A visit to Arslantepe today is a quieter, more contemplative experience than a trip to Turkey’s grand classical ruins. There are no towering columns or vast theaters here; the drama is subtler, written in mud-brick walls, ancient corridors, and the deep sense of standing at the beginning of something. Walkways lead visitors through the excavated palace complex, with explanations of what each space once was.

Protective shelters cover the most important mud-brick structures, allowing the fragile ancient architecture to be seen up close without exposing it to the weather. Walking through the remains of the palace, past its storerooms and painted rooms, you are moving through one of the oldest buildings of its kind on earth, a place where centralized power was, in a sense, first given walls.

To fully appreciate the site, most visitors also see the collections in the nearby Malatya museum, where the swords, seals, wall paintings, and Iron Age reliefs are displayed. The objects and the site illuminate each other: the mound shows where these things were found and used, while the museum lets you examine the fine detail of the swords and seals that make Arslantepe so important.
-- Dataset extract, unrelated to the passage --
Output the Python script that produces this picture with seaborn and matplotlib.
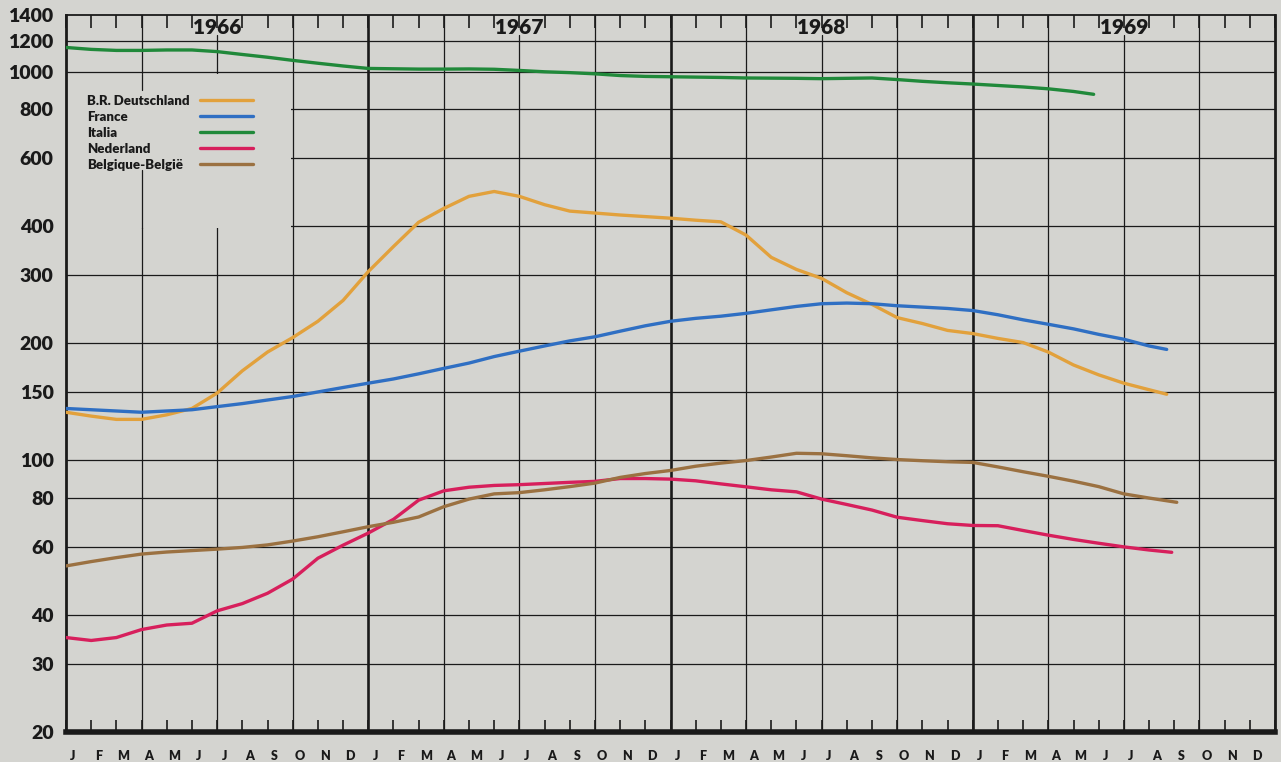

Arslantepe rewards visitors who come with some understanding of what they are seeing. To the casual eye it is a modest archaeological park; to anyone who grasps its significance, it is one of the most profound places in the world, a hill where the great human experiment of centralized society first took a recognizable form. It is a site not for the eye alone but for the imagination and the mind.

Nearby Places to Explore

Arslantepe lies in eastern Anatolia, in a landscape shaped by some of the greatest powers of the ancient Near East and the classical world. If the story of humanity’s first palaces and states has drawn you in, these neighboring sites carry the wider history of Anatolia forward, from the Hittite heartland to the great cities of the west.

  • Hattusa — the mountain capital of the Hittite Empire, whose culture the later kingdom at Arslantepe helped to keep alive after the empire fell.
  • Pergamon — the towering Hellenistic capital of the west, a striking contrast in style and age to the deep antiquity of the lion hill.
  • Ephesus — the celebrated marble metropolis of the Aegean coast, one of the grandest classical cities of Anatolia.

Where a Whole Idea Began

Arslantepe will never draw the crowds that flock to Ephesus or Troy, and it does not try to. Its greatness lies not in spectacle but in significance. On this unassuming mound near Malatya, more than five thousand years ago, human beings assembled the pieces of a new kind of society: a central authority, a monumental building for administration, a system of records, control over goods and weapons, and the stark inequality that came with them. Here, as clearly as anywhere on earth, we can watch the state being born.

That is a heavier and more human story than any tale of marble and columns. The swords stored beside the storerooms, the sealings that tracked the surplus, the painted walls that marked out the seats of power, all of it speaks to the beginning of a way of organizing human life that still shapes our world today, for better and for worse. To stand on the lion hill is to stand at a genuine hinge of history, a place where an idea that would remake humanity first found its walls, its records, and its rulers.